Quote every line as written. Omit pictures.

INPUT MATERIAL
• • • • • • •
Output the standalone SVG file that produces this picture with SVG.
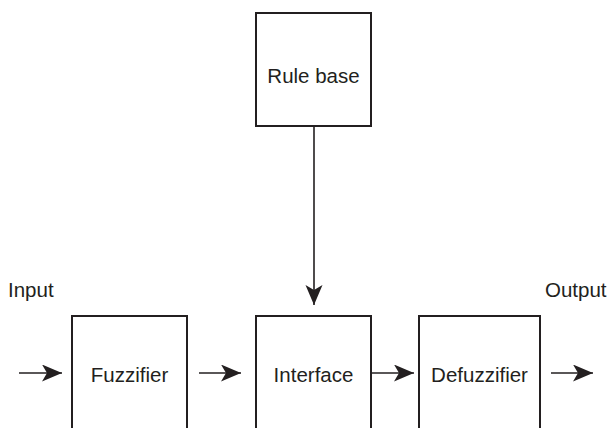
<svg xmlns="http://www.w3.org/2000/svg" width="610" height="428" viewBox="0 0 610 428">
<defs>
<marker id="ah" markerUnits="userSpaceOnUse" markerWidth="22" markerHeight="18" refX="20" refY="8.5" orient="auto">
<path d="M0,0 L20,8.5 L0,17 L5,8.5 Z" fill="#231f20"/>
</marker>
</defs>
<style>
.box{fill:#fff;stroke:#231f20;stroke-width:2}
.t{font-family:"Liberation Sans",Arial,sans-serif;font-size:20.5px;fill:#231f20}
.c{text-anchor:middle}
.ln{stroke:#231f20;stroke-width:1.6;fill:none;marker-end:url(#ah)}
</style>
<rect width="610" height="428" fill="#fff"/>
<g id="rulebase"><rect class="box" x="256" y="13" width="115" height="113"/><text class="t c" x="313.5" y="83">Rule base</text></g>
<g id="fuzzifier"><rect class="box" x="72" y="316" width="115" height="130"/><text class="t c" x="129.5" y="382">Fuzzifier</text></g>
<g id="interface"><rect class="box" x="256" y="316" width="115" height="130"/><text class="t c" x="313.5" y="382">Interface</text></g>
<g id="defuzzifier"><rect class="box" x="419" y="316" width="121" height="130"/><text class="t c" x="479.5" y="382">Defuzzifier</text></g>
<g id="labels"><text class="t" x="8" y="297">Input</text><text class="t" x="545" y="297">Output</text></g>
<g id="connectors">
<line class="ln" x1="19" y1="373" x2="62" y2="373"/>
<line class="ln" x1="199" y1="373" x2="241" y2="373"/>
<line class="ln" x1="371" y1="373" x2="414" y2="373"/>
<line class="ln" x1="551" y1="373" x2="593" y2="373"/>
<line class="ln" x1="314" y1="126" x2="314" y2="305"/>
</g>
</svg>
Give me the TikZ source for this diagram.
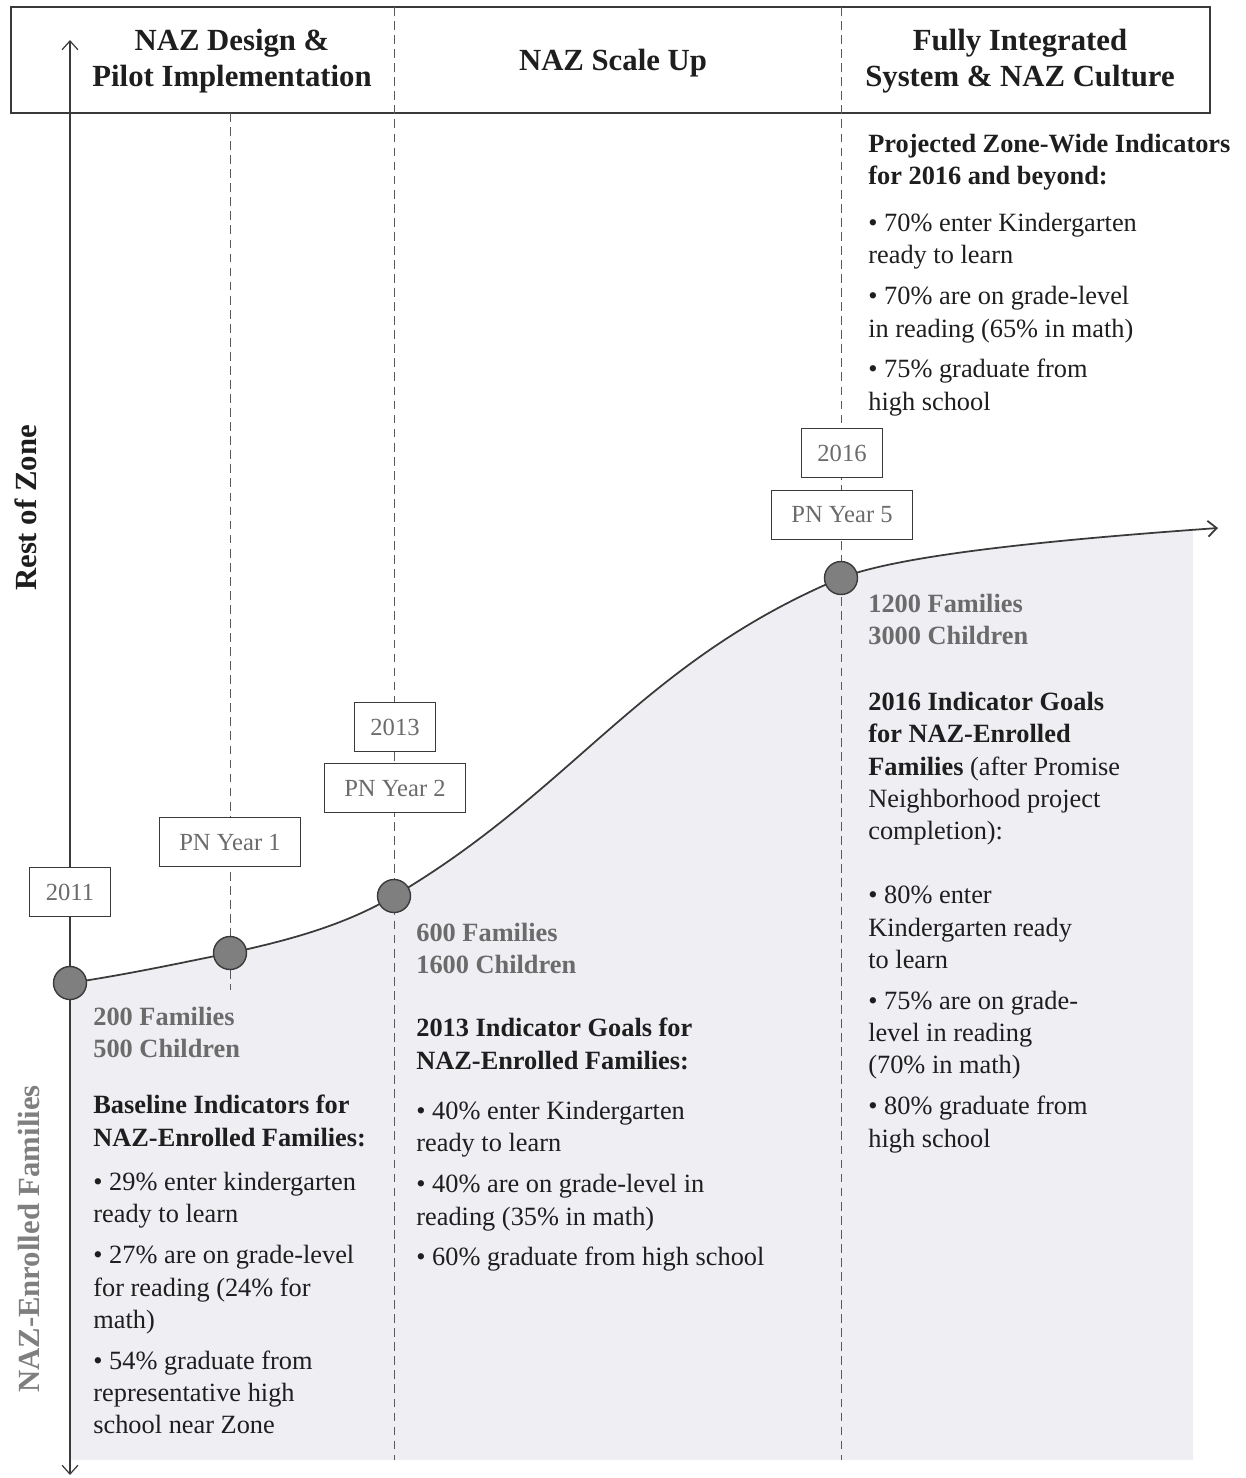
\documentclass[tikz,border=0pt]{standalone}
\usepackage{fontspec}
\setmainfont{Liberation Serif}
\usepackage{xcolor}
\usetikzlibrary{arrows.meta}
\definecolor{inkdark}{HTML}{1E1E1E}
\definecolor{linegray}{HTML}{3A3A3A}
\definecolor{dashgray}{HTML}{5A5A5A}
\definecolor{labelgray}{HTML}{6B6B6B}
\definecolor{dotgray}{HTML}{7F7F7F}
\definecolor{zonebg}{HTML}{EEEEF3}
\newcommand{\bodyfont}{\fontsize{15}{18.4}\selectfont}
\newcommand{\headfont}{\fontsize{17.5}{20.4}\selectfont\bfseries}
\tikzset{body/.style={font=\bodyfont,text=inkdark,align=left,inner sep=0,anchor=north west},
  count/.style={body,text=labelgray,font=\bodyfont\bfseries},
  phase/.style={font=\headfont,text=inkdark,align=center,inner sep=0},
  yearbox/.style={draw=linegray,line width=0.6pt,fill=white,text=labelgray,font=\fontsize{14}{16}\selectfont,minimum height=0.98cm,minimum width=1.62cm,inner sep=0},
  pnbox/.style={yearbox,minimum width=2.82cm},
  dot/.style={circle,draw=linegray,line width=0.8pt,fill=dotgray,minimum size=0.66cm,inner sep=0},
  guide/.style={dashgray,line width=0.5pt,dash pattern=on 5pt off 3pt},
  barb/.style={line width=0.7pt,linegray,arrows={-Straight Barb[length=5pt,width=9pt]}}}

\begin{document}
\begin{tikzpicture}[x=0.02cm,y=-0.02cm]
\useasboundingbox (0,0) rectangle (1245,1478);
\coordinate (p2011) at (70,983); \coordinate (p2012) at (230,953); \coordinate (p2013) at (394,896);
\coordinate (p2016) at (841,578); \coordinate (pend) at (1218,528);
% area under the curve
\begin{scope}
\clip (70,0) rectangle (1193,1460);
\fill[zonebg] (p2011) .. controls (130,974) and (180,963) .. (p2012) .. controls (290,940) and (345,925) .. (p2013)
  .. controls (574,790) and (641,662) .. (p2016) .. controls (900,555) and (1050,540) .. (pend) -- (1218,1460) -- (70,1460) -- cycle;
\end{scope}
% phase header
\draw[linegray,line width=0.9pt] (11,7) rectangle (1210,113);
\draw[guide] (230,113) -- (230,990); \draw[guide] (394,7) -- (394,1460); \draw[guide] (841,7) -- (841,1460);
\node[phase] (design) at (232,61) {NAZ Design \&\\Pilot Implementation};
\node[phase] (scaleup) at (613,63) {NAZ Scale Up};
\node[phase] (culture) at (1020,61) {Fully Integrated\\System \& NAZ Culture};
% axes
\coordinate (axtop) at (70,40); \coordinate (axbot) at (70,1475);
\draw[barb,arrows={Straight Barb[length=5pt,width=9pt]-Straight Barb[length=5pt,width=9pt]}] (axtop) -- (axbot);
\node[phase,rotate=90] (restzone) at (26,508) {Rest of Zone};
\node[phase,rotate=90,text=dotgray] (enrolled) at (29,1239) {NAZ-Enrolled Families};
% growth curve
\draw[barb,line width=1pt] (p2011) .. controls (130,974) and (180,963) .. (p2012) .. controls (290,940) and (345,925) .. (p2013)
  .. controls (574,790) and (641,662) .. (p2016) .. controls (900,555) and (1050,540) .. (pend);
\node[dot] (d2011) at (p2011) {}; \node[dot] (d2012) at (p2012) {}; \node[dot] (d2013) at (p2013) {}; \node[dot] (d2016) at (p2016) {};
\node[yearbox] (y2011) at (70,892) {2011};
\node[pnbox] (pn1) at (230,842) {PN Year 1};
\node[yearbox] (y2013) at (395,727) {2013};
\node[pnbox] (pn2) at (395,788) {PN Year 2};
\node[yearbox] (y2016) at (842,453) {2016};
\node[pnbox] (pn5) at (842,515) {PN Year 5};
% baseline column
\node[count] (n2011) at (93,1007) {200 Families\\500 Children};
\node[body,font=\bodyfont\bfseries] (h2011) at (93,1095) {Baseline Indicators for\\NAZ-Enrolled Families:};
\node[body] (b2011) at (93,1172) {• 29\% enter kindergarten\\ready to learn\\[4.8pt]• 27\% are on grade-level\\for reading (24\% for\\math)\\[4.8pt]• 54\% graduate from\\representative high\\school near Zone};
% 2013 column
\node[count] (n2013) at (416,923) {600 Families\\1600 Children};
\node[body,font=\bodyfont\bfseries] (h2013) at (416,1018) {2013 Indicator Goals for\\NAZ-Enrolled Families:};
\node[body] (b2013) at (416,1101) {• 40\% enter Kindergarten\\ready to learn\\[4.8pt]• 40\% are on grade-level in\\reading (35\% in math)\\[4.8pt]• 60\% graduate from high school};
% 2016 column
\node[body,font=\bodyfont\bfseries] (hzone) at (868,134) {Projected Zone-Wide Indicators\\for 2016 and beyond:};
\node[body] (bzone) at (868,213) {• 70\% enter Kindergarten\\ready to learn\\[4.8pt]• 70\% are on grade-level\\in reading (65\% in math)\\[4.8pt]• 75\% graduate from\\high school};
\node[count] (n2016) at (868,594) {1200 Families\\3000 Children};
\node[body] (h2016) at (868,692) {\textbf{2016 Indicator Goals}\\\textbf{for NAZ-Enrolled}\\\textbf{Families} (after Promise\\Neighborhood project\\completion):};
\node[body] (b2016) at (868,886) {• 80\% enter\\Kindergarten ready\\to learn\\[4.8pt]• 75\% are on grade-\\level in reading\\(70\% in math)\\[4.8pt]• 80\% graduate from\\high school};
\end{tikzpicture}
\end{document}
• • • • • • •
FULL RESPONSE
Output the standalone SVG file that produces this picture with SVG.
<svg xmlns="http://www.w3.org/2000/svg" width="610" height="428" viewBox="0 0 610 428">
<defs>
<marker id="ah" markerUnits="userSpaceOnUse" markerWidth="22" markerHeight="18" refX="20" refY="8.5" orient="auto">
<path d="M0,0 L20,8.5 L0,17 L5,8.5 Z" fill="#231f20"/>
</marker>
</defs>
<style>
.box{fill:#fff;stroke:#231f20;stroke-width:2}
.t{font-family:"Liberation Sans",Arial,sans-serif;font-size:20.5px;fill:#231f20}
.c{text-anchor:middle}
.ln{stroke:#231f20;stroke-width:1.6;fill:none;marker-end:url(#ah)}
</style>
<rect width="610" height="428" fill="#fff"/>
<g id="rulebase"><rect class="box" x="256" y="13" width="115" height="113"/><text class="t c" x="313.5" y="83">Rule base</text></g>
<g id="fuzzifier"><rect class="box" x="72" y="316" width="115" height="130"/><text class="t c" x="129.5" y="382">Fuzzifier</text></g>
<g id="interface"><rect class="box" x="256" y="316" width="115" height="130"/><text class="t c" x="313.5" y="382">Interface</text></g>
<g id="defuzzifier"><rect class="box" x="419" y="316" width="121" height="130"/><text class="t c" x="479.5" y="382">Defuzzifier</text></g>
<g id="labels"><text class="t" x="8" y="297">Input</text><text class="t" x="545" y="297">Output</text></g>
<g id="connectors">
<line class="ln" x1="19" y1="373" x2="62" y2="373"/>
<line class="ln" x1="199" y1="373" x2="241" y2="373"/>
<line class="ln" x1="371" y1="373" x2="414" y2="373"/>
<line class="ln" x1="551" y1="373" x2="593" y2="373"/>
<line class="ln" x1="314" y1="126" x2="314" y2="305"/>
</g>
</svg>
Give me the TikZ source for this diagram.
\documentclass[tikz,border=0pt]{standalone}
\usepackage{fontspec}
\setmainfont{Liberation Serif}
\usepackage{xcolor}
\usetikzlibrary{arrows.meta}
\definecolor{inkdark}{HTML}{1E1E1E}
\definecolor{linegray}{HTML}{3A3A3A}
\definecolor{dashgray}{HTML}{5A5A5A}
\definecolor{labelgray}{HTML}{6B6B6B}
\definecolor{dotgray}{HTML}{7F7F7F}
\definecolor{zonebg}{HTML}{EEEEF3}
\newcommand{\bodyfont}{\fontsize{15}{18.4}\selectfont}
\newcommand{\headfont}{\fontsize{17.5}{20.4}\selectfont\bfseries}
\tikzset{body/.style={font=\bodyfont,text=inkdark,align=left,inner sep=0,anchor=north west},
  count/.style={body,text=labelgray,font=\bodyfont\bfseries},
  phase/.style={font=\headfont,text=inkdark,align=center,inner sep=0},
  yearbox/.style={draw=linegray,line width=0.6pt,fill=white,text=labelgray,font=\fontsize{14}{16}\selectfont,minimum height=0.98cm,minimum width=1.62cm,inner sep=0},
  pnbox/.style={yearbox,minimum width=2.82cm},
  dot/.style={circle,draw=linegray,line width=0.8pt,fill=dotgray,minimum size=0.66cm,inner sep=0},
  guide/.style={dashgray,line width=0.5pt,dash pattern=on 5pt off 3pt},
  barb/.style={line width=0.7pt,linegray,arrows={-Straight Barb[length=5pt,width=9pt]}}}

\begin{document}
\begin{tikzpicture}[x=0.02cm,y=-0.02cm]
\useasboundingbox (0,0) rectangle (1245,1478);
\coordinate (p2011) at (70,983); \coordinate (p2012) at (230,953); \coordinate (p2013) at (394,896);
\coordinate (p2016) at (841,578); \coordinate (pend) at (1218,528);
% area under the curve
\begin{scope}
\clip (70,0) rectangle (1193,1460);
\fill[zonebg] (p2011) .. controls (130,974) and (180,963) .. (p2012) .. controls (290,940) and (345,925) .. (p2013)
  .. controls (574,790) and (641,662) .. (p2016) .. controls (900,555) and (1050,540) .. (pend) -- (1218,1460) -- (70,1460) -- cycle;
\end{scope}
% phase header
\draw[linegray,line width=0.9pt] (11,7) rectangle (1210,113);
\draw[guide] (230,113) -- (230,990); \draw[guide] (394,7) -- (394,1460); \draw[guide] (841,7) -- (841,1460);
\node[phase] (design) at (232,61) {NAZ Design \&\\Pilot Implementation};
\node[phase] (scaleup) at (613,63) {NAZ Scale Up};
\node[phase] (culture) at (1020,61) {Fully Integrated\\System \& NAZ Culture};
% axes
\coordinate (axtop) at (70,40); \coordinate (axbot) at (70,1475);
\draw[barb,arrows={Straight Barb[length=5pt,width=9pt]-Straight Barb[length=5pt,width=9pt]}] (axtop) -- (axbot);
\node[phase,rotate=90] (restzone) at (26,508) {Rest of Zone};
\node[phase,rotate=90,text=dotgray] (enrolled) at (29,1239) {NAZ-Enrolled Families};
% growth curve
\draw[barb,line width=1pt] (p2011) .. controls (130,974) and (180,963) .. (p2012) .. controls (290,940) and (345,925) .. (p2013)
  .. controls (574,790) and (641,662) .. (p2016) .. controls (900,555) and (1050,540) .. (pend);
\node[dot] (d2011) at (p2011) {}; \node[dot] (d2012) at (p2012) {}; \node[dot] (d2013) at (p2013) {}; \node[dot] (d2016) at (p2016) {};
\node[yearbox] (y2011) at (70,892) {2011};
\node[pnbox] (pn1) at (230,842) {PN Year 1};
\node[yearbox] (y2013) at (395,727) {2013};
\node[pnbox] (pn2) at (395,788) {PN Year 2};
\node[yearbox] (y2016) at (842,453) {2016};
\node[pnbox] (pn5) at (842,515) {PN Year 5};
% baseline column
\node[count] (n2011) at (93,1007) {200 Families\\500 Children};
\node[body,font=\bodyfont\bfseries] (h2011) at (93,1095) {Baseline Indicators for\\NAZ-Enrolled Families:};
\node[body] (b2011) at (93,1172) {• 29\% enter kindergarten\\ready to learn\\[4.8pt]• 27\% are on grade-level\\for reading (24\% for\\math)\\[4.8pt]• 54\% graduate from\\representative high\\school near Zone};
% 2013 column
\node[count] (n2013) at (416,923) {600 Families\\1600 Children};
\node[body,font=\bodyfont\bfseries] (h2013) at (416,1018) {2013 Indicator Goals for\\NAZ-Enrolled Families:};
\node[body] (b2013) at (416,1101) {• 40\% enter Kindergarten\\ready to learn\\[4.8pt]• 40\% are on grade-level in\\reading (35\% in math)\\[4.8pt]• 60\% graduate from high school};
% 2016 column
\node[body,font=\bodyfont\bfseries] (hzone) at (868,134) {Projected Zone-Wide Indicators\\for 2016 and beyond:};
\node[body] (bzone) at (868,213) {• 70\% enter Kindergarten\\ready to learn\\[4.8pt]• 70\% are on grade-level\\in reading (65\% in math)\\[4.8pt]• 75\% graduate from\\high school};
\node[count] (n2016) at (868,594) {1200 Families\\3000 Children};
\node[body] (h2016) at (868,692) {\textbf{2016 Indicator Goals}\\\textbf{for NAZ-Enrolled}\\\textbf{Families} (after Promise\\Neighborhood project\\completion):};
\node[body] (b2016) at (868,886) {• 80\% enter\\Kindergarten ready\\to learn\\[4.8pt]• 75\% are on grade-\\level in reading\\(70\% in math)\\[4.8pt]• 80\% graduate from\\high school};
\end{tikzpicture}
\end{document}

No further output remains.